> Task details:
Write out the data again exactly, skipping every picture.

> Recorded information:

━━━━━━━━━━━━━━━━

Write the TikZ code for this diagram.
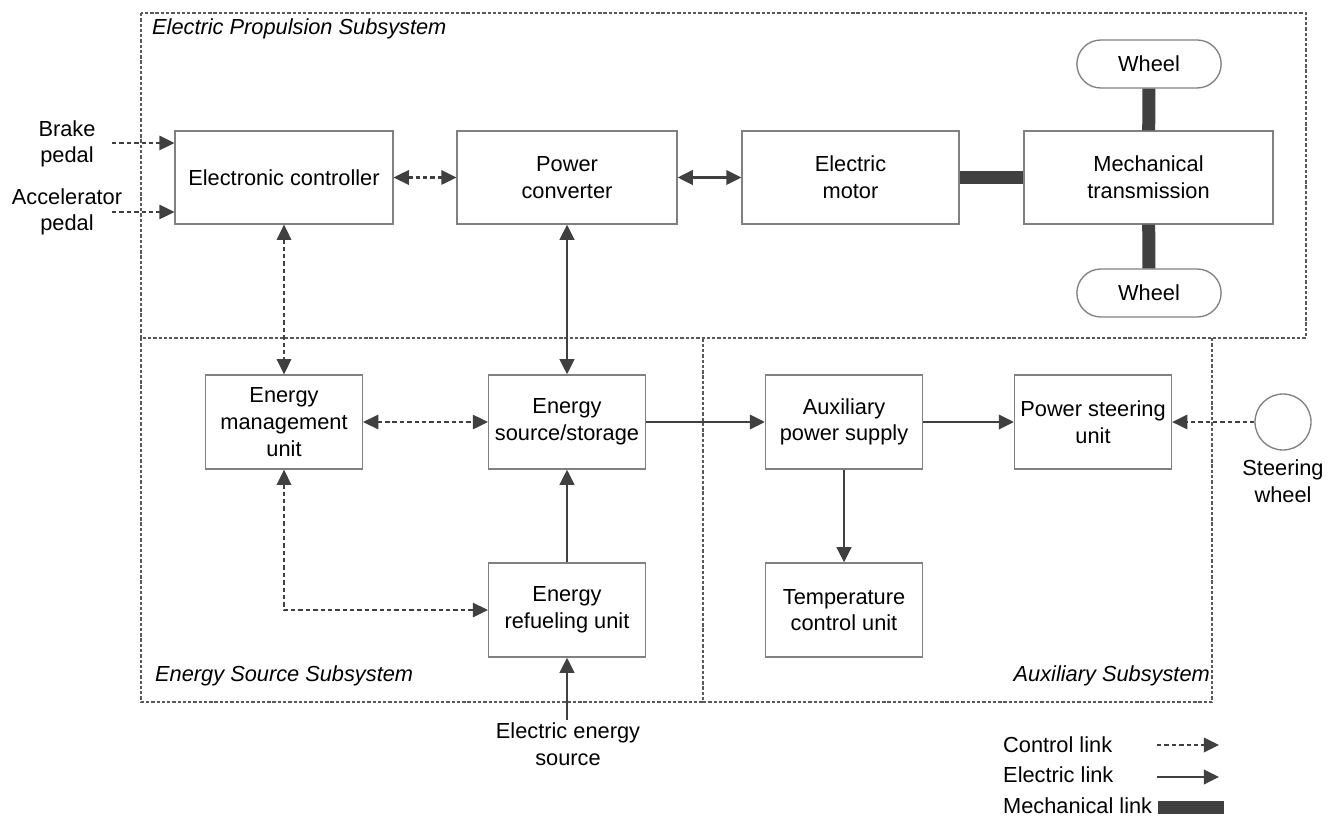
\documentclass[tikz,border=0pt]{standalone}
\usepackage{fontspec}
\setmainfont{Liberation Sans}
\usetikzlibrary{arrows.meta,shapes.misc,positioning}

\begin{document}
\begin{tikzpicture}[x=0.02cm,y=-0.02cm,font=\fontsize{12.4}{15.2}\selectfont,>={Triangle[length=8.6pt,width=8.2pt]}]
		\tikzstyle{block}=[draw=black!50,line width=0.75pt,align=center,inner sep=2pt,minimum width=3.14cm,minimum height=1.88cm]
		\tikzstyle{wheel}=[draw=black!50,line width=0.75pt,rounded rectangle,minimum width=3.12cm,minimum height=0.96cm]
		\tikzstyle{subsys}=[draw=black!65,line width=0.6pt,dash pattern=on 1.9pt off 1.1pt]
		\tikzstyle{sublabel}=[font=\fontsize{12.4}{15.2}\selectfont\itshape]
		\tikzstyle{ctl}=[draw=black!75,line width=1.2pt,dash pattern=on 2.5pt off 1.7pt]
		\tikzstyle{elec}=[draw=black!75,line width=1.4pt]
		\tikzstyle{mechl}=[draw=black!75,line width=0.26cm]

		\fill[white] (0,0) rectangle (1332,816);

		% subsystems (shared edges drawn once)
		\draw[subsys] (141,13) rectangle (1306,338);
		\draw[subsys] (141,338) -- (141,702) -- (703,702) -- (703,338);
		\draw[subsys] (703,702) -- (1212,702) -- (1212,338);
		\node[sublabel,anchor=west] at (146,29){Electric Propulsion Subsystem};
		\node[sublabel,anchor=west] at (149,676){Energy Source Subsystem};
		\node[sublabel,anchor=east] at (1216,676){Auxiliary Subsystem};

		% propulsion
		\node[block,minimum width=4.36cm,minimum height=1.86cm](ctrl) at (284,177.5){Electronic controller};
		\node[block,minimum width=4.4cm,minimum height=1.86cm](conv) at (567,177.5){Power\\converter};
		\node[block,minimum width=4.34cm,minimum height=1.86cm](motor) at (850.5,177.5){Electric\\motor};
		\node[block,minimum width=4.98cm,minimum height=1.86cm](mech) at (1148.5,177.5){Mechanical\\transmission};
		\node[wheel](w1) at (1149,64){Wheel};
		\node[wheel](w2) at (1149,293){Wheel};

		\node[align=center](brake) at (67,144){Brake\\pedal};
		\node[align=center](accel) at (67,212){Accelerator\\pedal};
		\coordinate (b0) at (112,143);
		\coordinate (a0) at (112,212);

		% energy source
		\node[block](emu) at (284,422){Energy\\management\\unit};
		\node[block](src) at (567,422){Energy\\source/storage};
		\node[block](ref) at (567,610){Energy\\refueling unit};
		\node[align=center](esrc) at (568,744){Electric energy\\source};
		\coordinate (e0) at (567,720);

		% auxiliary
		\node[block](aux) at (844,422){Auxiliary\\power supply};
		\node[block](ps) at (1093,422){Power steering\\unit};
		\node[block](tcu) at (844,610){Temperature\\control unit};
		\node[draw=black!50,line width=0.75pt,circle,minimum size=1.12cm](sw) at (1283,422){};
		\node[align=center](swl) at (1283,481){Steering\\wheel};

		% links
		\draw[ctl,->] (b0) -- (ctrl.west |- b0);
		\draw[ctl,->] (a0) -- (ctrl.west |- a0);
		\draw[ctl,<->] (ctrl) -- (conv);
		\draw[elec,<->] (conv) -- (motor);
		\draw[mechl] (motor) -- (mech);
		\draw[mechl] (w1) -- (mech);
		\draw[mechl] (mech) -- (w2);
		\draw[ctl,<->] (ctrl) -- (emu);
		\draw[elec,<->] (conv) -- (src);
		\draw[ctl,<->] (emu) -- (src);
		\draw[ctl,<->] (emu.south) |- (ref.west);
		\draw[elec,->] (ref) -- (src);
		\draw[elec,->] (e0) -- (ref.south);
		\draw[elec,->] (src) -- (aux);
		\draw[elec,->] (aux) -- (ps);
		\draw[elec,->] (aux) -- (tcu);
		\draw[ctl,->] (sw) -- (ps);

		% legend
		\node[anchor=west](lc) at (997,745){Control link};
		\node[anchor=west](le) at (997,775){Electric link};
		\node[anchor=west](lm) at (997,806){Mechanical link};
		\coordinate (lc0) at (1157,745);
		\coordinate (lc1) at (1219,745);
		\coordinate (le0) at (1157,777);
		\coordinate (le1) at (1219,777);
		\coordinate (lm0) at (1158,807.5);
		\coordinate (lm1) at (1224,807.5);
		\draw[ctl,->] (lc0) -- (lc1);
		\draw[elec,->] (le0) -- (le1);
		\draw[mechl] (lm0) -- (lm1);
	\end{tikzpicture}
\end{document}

━━━━━━━━━━━━━━━━

> The reply:
Write the TikZ code for this diagram.
\documentclass[tikz,border=0pt]{standalone}
\usepackage{fontspec}
\setmainfont{Liberation Sans}
\usetikzlibrary{arrows.meta,shapes.misc,positioning}

\begin{document}
\begin{tikzpicture}[x=0.02cm,y=-0.02cm,font=\fontsize{12.4}{15.2}\selectfont,>={Triangle[length=8.6pt,width=8.2pt]}]
		\tikzstyle{block}=[draw=black!50,line width=0.75pt,align=center,inner sep=2pt,minimum width=3.14cm,minimum height=1.88cm]
		\tikzstyle{wheel}=[draw=black!50,line width=0.75pt,rounded rectangle,minimum width=3.12cm,minimum height=0.96cm]
		\tikzstyle{subsys}=[draw=black!65,line width=0.6pt,dash pattern=on 1.9pt off 1.1pt]
		\tikzstyle{sublabel}=[font=\fontsize{12.4}{15.2}\selectfont\itshape]
		\tikzstyle{ctl}=[draw=black!75,line width=1.2pt,dash pattern=on 2.5pt off 1.7pt]
		\tikzstyle{elec}=[draw=black!75,line width=1.4pt]
		\tikzstyle{mechl}=[draw=black!75,line width=0.26cm]

		\fill[white] (0,0) rectangle (1332,816);

		% subsystems (shared edges drawn once)
		\draw[subsys] (141,13) rectangle (1306,338);
		\draw[subsys] (141,338) -- (141,702) -- (703,702) -- (703,338);
		\draw[subsys] (703,702) -- (1212,702) -- (1212,338);
		\node[sublabel,anchor=west] at (146,29){Electric Propulsion Subsystem};
		\node[sublabel,anchor=west] at (149,676){Energy Source Subsystem};
		\node[sublabel,anchor=east] at (1216,676){Auxiliary Subsystem};

		% propulsion
		\node[block,minimum width=4.36cm,minimum height=1.86cm](ctrl) at (284,177.5){Electronic controller};
		\node[block,minimum width=4.4cm,minimum height=1.86cm](conv) at (567,177.5){Power\\converter};
		\node[block,minimum width=4.34cm,minimum height=1.86cm](motor) at (850.5,177.5){Electric\\motor};
		\node[block,minimum width=4.98cm,minimum height=1.86cm](mech) at (1148.5,177.5){Mechanical\\transmission};
		\node[wheel](w1) at (1149,64){Wheel};
		\node[wheel](w2) at (1149,293){Wheel};

		\node[align=center](brake) at (67,144){Brake\\pedal};
		\node[align=center](accel) at (67,212){Accelerator\\pedal};
		\coordinate (b0) at (112,143);
		\coordinate (a0) at (112,212);

		% energy source
		\node[block](emu) at (284,422){Energy\\management\\unit};
		\node[block](src) at (567,422){Energy\\source/storage};
		\node[block](ref) at (567,610){Energy\\refueling unit};
		\node[align=center](esrc) at (568,744){Electric energy\\source};
		\coordinate (e0) at (567,720);

		% auxiliary
		\node[block](aux) at (844,422){Auxiliary\\power supply};
		\node[block](ps) at (1093,422){Power steering\\unit};
		\node[block](tcu) at (844,610){Temperature\\control unit};
		\node[draw=black!50,line width=0.75pt,circle,minimum size=1.12cm](sw) at (1283,422){};
		\node[align=center](swl) at (1283,481){Steering\\wheel};

		% links
		\draw[ctl,->] (b0) -- (ctrl.west |- b0);
		\draw[ctl,->] (a0) -- (ctrl.west |- a0);
		\draw[ctl,<->] (ctrl) -- (conv);
		\draw[elec,<->] (conv) -- (motor);
		\draw[mechl] (motor) -- (mech);
		\draw[mechl] (w1) -- (mech);
		\draw[mechl] (mech) -- (w2);
		\draw[ctl,<->] (ctrl) -- (emu);
		\draw[elec,<->] (conv) -- (src);
		\draw[ctl,<->] (emu) -- (src);
		\draw[ctl,<->] (emu.south) |- (ref.west);
		\draw[elec,->] (ref) -- (src);
		\draw[elec,->] (e0) -- (ref.south);
		\draw[elec,->] (src) -- (aux);
		\draw[elec,->] (aux) -- (ps);
		\draw[elec,->] (aux) -- (tcu);
		\draw[ctl,->] (sw) -- (ps);

		% legend
		\node[anchor=west](lc) at (997,745){Control link};
		\node[anchor=west](le) at (997,775){Electric link};
		\node[anchor=west](lm) at (997,806){Mechanical link};
		\coordinate (lc0) at (1157,745);
		\coordinate (lc1) at (1219,745);
		\coordinate (le0) at (1157,777);
		\coordinate (le1) at (1219,777);
		\coordinate (lm0) at (1158,807.5);
		\coordinate (lm1) at (1224,807.5);
		\draw[ctl,->] (lc0) -- (lc1);
		\draw[elec,->] (le0) -- (le1);
		\draw[mechl] (lm0) -- (lm1);
	\end{tikzpicture}
\end{document}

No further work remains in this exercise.